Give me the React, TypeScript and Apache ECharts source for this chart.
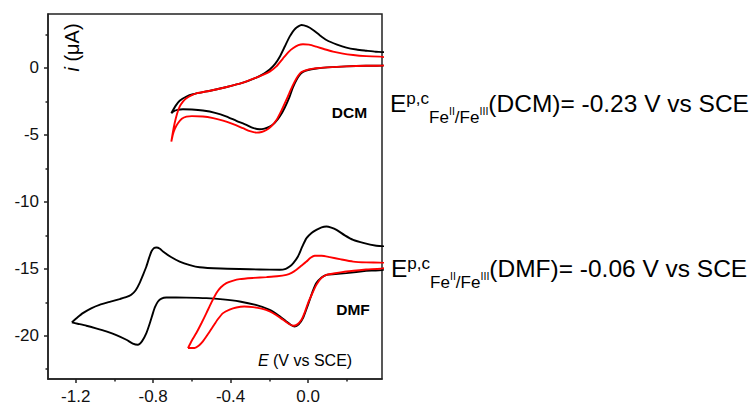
import React, { useEffect, useRef } from "react";
import * as echarts from "echarts";

type Pt = [number, number];

// Cyclic voltammograms (E in V vs SCE, i in µA)
const dcmBlack: Pt[] = [
  [-0.706, -3.38], [-0.685, -2.85], [-0.663, -2.45], [-0.63, -2.15], [-0.594, -1.96], [-0.5, -1.68],
  [-0.42, -1.42], [-0.34, -1.12], [-0.267, -0.72], [-0.225, -0.4], [-0.198, -0.12], [-0.17, 0.3],
  [-0.146, 0.84], [-0.12, 1.6], [-0.095, 2.34], [-0.065, 2.95], [-0.034, 3.21], [-0.005, 3.1],
  [0.026, 2.84], [0.06, 2.45], [0.095, 2.09], [0.15, 1.75], [0.198, 1.52], [0.25, 1.38], [0.302, 1.29],
  [0.35, 1.21], [0.4, 1.15], [0.4, 0.18], [0.3, 0.16], [0.198, 0.12], [0.1, 0.04], [0.043, -0.04],
  [0.0, -0.15], [-0.026, -0.3], [-0.045, -0.55], [-0.06, -0.9], [-0.078, -1.45], [-0.095, -2.14],
  [-0.12, -2.95], [-0.146, -3.63], [-0.172, -4.1], [-0.198, -4.38], [-0.225, -4.53], [-0.25, -4.58],
  [-0.285, -4.48], [-0.318, -4.25], [-0.37, -3.95], [-0.42, -3.63], [-0.48, -3.35], [-0.543, -3.18],
  [-0.6, -3.1], [-0.646, -3.08], [-0.675, -3.13], [-0.695, -3.24], [-0.706, -3.38],
];

const dcmRed: Pt[] = [
  [-0.706, -5.5], [-0.698, -4.8], [-0.689, -4.13], [-0.676, -3.4], [-0.663, -2.89], [-0.645, -2.5],
  [-0.628, -2.26], [-0.6, -2.03], [-0.577, -1.9], [-0.5, -1.68], [-0.42, -1.42], [-0.34, -1.12],
  [-0.267, -0.72], [-0.23, -0.5], [-0.198, -0.27], [-0.165, 0.1], [-0.129, 0.72], [-0.1, 1.2],
  [-0.078, 1.47], [-0.05, 1.7], [-0.026, 1.77], [0.005, 1.74], [0.043, 1.59], [0.085, 1.4],
  [0.129, 1.22], [0.18, 1.07], [0.233, 0.97], [0.3, 0.88], [0.4, 0.78], [0.4, 0.18], [0.3, 0.16],
  [0.198, 0.12], [0.1, 0.04], [0.043, -0.02], [0.0, -0.12], [-0.034, -0.3], [-0.052, -0.6],
  [-0.069, -1.02], [-0.09, -1.65], [-0.112, -2.39], [-0.138, -3.2], [-0.163, -3.88], [-0.19, -4.35],
  [-0.215, -4.63], [-0.24, -4.78], [-0.267, -4.83], [-0.3, -4.72], [-0.336, -4.5], [-0.39, -4.18],
  [-0.439, -3.93], [-0.49, -3.75], [-0.543, -3.63], [-0.6, -3.6], [-0.628, -3.63], [-0.652, -3.8],
  [-0.672, -4.13], [-0.688, -4.55], [-0.698, -4.97], [-0.706, -5.5],
];

const dmfBlack: Pt[] = [
  [-1.22, -19.0], [-1.19, -18.62], [-1.163, -18.31], [-1.12, -17.95], [-1.077, -17.69], [-1.02, -17.45],
  [-0.973, -17.26], [-0.94, -17.12], [-0.913, -16.94], [-0.89, -16.6], [-0.87, -16.07], [-0.852, -15.45],
  [-0.835, -14.83], [-0.82, -14.15], [-0.809, -13.71], [-0.795, -13.45], [-0.783, -13.41], [-0.765, -13.5],
  [-0.749, -13.71], [-0.71, -14.1], [-0.663, -14.46], [-0.61, -14.72], [-0.56, -14.88], [-0.45, -14.98],
  [-0.353, -15.02], [-0.25, -15.05], [-0.146, -15.07], [-0.115, -15.0], [-0.095, -14.83], [-0.075, -14.55],
  [-0.052, -14.08], [-0.03, -13.35], [-0.008, -12.71], [0.018, -12.32], [0.043, -12.09], [0.07, -11.9],
  [0.095, -11.84], [0.12, -11.92], [0.147, -12.09], [0.19, -12.5], [0.233, -12.84], [0.29, -13.08],
  [0.353, -13.28], [0.4, -13.38], [0.4, -15.0], [0.3, -15.15], [0.198, -15.32], [0.14, -15.4],
  [0.095, -15.45], [0.07, -15.65], [0.043, -16.07], [0.025, -16.65], [0.009, -17.31], [-0.008, -18.0],
  [-0.026, -18.68], [-0.048, -19.15], [-0.069, -19.31], [-0.09, -19.18], [-0.112, -18.93], [-0.15, -18.5],
  [-0.198, -18.06], [-0.27, -17.7], [-0.353, -17.44], [-0.44, -17.28], [-0.525, -17.19], [-0.63, -17.15],
  [-0.732, -17.14], [-0.757, -17.22], [-0.775, -17.44], [-0.79, -17.85], [-0.801, -18.31], [-0.818, -19.1],
  [-0.835, -19.8], [-0.857, -20.4], [-0.879, -20.67], [-0.905, -20.58], [-0.938, -20.3], [-0.99, -19.95],
  [-1.042, -19.68], [-1.095, -19.45], [-1.145, -19.25], [-1.19, -19.1], [-1.22, -19.0],
];

const dmfRed: Pt[] = [
  [-0.62, -20.92], [-0.6, -20.35], [-0.577, -19.8], [-0.55, -19.05], [-0.525, -18.31], [-0.5, -17.55],
  [-0.473, -16.81], [-0.45, -16.38], [-0.422, -16.07], [-0.39, -15.9], [-0.353, -15.77], [-0.28, -15.68],
  [-0.215, -15.62], [-0.16, -15.56], [-0.112, -15.45], [-0.085, -15.3], [-0.06, -15.07], [-0.035, -14.78],
  [-0.008, -14.46], [0.013, -14.18], [0.035, -14.03], [0.07, -14.03], [0.112, -14.13], [0.17, -14.3],
  [0.233, -14.46], [0.3, -14.52], [0.4, -14.55], [0.4, -14.92], [0.3, -15.05], [0.198, -15.2],
  [0.14, -15.33], [0.095, -15.45], [0.068, -15.7], [0.043, -16.2], [0.02, -16.9], [0.0, -17.56],
  [-0.017, -18.25], [-0.034, -18.81], [-0.055, -19.15], [-0.078, -19.25], [-0.1, -19.1], [-0.129, -18.81],
  [-0.165, -18.45], [-0.198, -18.18], [-0.24, -17.98], [-0.284, -17.86], [-0.33, -17.82], [-0.37, -17.89],
  [-0.405, -18.05], [-0.439, -18.31], [-0.465, -18.75], [-0.491, -19.31], [-0.52, -19.95], [-0.543, -20.42],
  [-0.565, -20.75], [-0.586, -20.92], [-0.62, -20.92],
];

const xMajorTicks = [-1.2, -0.8, -0.4, 0.0];
const xMinorTicks = [-1.0, -0.6, -0.2, 0.2];
const yMajorTicks = [-20, -15, -10, -5, 0];
const yMinorTicks = [-22.5, -17.5, -12.5, -7.5, -2.5, 2.5];

const X_MIN = -1.343;
const X_MAX = 0.382;
const Y_MIN = -23.23;
const Y_MAX = 4.03;

const annotations = [
  { solvent: "DCM", value: "-0.23" },
  { solvent: "DMF", value: "-0.06" },
];

const FONT = "'Liberation Sans', Arial, Helvetica, sans-serif";
const AXIS_COLOR = "#222";

function measure(text: string, size: number): number {
  const c = document.createElement("canvas").getContext("2d");
  if (!c) return text.length * size * 0.55;
  c.font = `${size}px ${FONT}`;
  return c.measureText(text).width;
}

function equation(x0: number, baseline: number, solvent: string, value: string, sx: number) {
  const segs = [
    { t: "E", s: 23, dy: 0 },
    { t: "p,c", s: 16, dy: -8 },
    { t: "Fe", s: 16, dy: 11.6 },
    { t: "II", s: 10, dy: 3.3 },
    { t: "/Fe", s: 16, dy: 11.6 },
    { t: "III", s: 10, dy: 3.3 },
    { t: `(${solvent})= ${value} V vs SCE`, s: 23, dy: 0 },
  ];
  let x = x0;
  const els: any[] = [];
  for (const g of segs) {
    els.push({
      type: "text",
      x,
      y: baseline + g.dy - 0.33 * g.s,
      scaleX: sx,
      style: {
        text: g.t,
        fontSize: g.s,
        fontFamily: FONT,
        fill: "#000",
        align: "left",
        verticalAlign: "middle",
      },
    });
    x += measure(g.t, g.s) * sx;
  }
  return els;
}

function valueAxis(min: number, max: number, position: string, ticks: number[], len: number, labels: boolean, fmt: (v: number) => string, margin: number) {
  return {
    type: "value",
    min,
    max,
    position,
    axisLine: { show: labels, onZero: false, lineStyle: { color: AXIS_COLOR, width: 1.5 } },
    axisTick: { show: true, customValues: ticks, length: len, inside: false, lineStyle: { color: AXIS_COLOR, width: 1.5 } },
    axisLabel: labels
      ? { show: true, customValues: ticks, formatter: fmt, fontSize: 17, fontFamily: FONT, color: "#111", margin }
      : { show: false },
    splitLine: { show: false },
  };
}

export default function App() {
  const ref = useRef<HTMLDivElement>(null);
  useEffect(() => {
    if (!ref.current) return;
    const chart = echarts.init(ref.current, undefined, { renderer: "svg" });
    const fx = (v: number) => v.toFixed(1);
    const fy = (v: number) => String(Math.round(v));
    const line = (data: Pt[], color: string) => ({
      type: "line",
      data,
      xAxisIndex: 0,
      yAxisIndex: 0,
      showSymbol: false,
      smooth: 0.2,
      clip: true,
      lineStyle: { color, width: 1.9 },
      silent: true,
    });
    chart.setOption({
      animation: false,
      grid: {
        left: 48,
        top: 14,
        width: 334,
        height: 365,
        show: true,
        borderColor: AXIS_COLOR,
        borderWidth: 1.5,
        backgroundColor: "transparent",
        outerBoundsMode: "none",
      },
      xAxis: [
        valueAxis(X_MIN, X_MAX, "bottom", xMajorTicks, 4, true, fx, 9),
        valueAxis(X_MIN, X_MAX, "bottom", xMinorTicks, 2.5, false, fx, 9),
      ],
      yAxis: [
        valueAxis(Y_MIN, Y_MAX, "left", yMajorTicks, 4, true, fy, 9),
        valueAxis(Y_MIN, Y_MAX, "left", yMinorTicks, 2.5, false, fy, 9),
      ],
      series: [
        line(dcmBlack, "#000000"),
        line(dcmRed, "#ff0000"),
        line(dmfBlack, "#000000"),
        line(dmfRed, "#ff0000"),
      ],
      graphic: [
        {
          type: "text",
          x: 72,
          y: 47.5,
          rotation: Math.PI / 2,
          style: {
            text: "{it|i} (μA)",
            fontSize: 20,
            fontFamily: FONT,
            fill: "#000",
            align: "center",
            verticalAlign: "middle",
            rich: { it: { fontStyle: "italic", fontSize: 20, fontFamily: FONT, fill: "#000" } },
          },
        },
        {
          type: "text",
          x: 305,
          y: 360,
          style: {
            text: "{it|E} (V vs SCE)",
            fontSize: 16,
            fontFamily: FONT,
            fill: "#000",
            align: "center",
            verticalAlign: "middle",
            rich: { it: { fontStyle: "italic", fontSize: 16, fontFamily: FONT, fill: "#000" } },
          },
        },
        {
          type: "text",
          x: 349.5,
          y: 112,
          style: { text: "DCM", fontSize: 15.5, fontWeight: "bold", fontFamily: FONT, fill: "#000", align: "center", verticalAlign: "middle" },
        },
        {
          type: "text",
          x: 353,
          y: 309.5,
          style: { text: "DMF", fontSize: 15.5, fontWeight: "bold", fontFamily: FONT, fill: "#000", align: "center", verticalAlign: "middle" },
        },
        ...equation(390, 111.7, annotations[0].solvent, annotations[0].value, 1.065),
        ...equation(391, 276.7, annotations[1].solvent, annotations[1].value, 1.065),
      ],
    });
    return () => chart.dispose();
  }, []);
  return <div ref={ref} style={{ position: "fixed", left: 0, top: 0, width: 752, height: 407, background: "#fff" }} />;
}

* * * * * * * * *

▶ [Work to do]
Print the data above verbatim from the first line through the line holding "type Pt = [number, number];", leaving every picture out.

▶ [Task answer]
Give me the React, TypeScript and Apache ECharts source for this chart.
import React, { useEffect, useRef } from "react";
import * as echarts from "echarts";

type Pt = [number, number];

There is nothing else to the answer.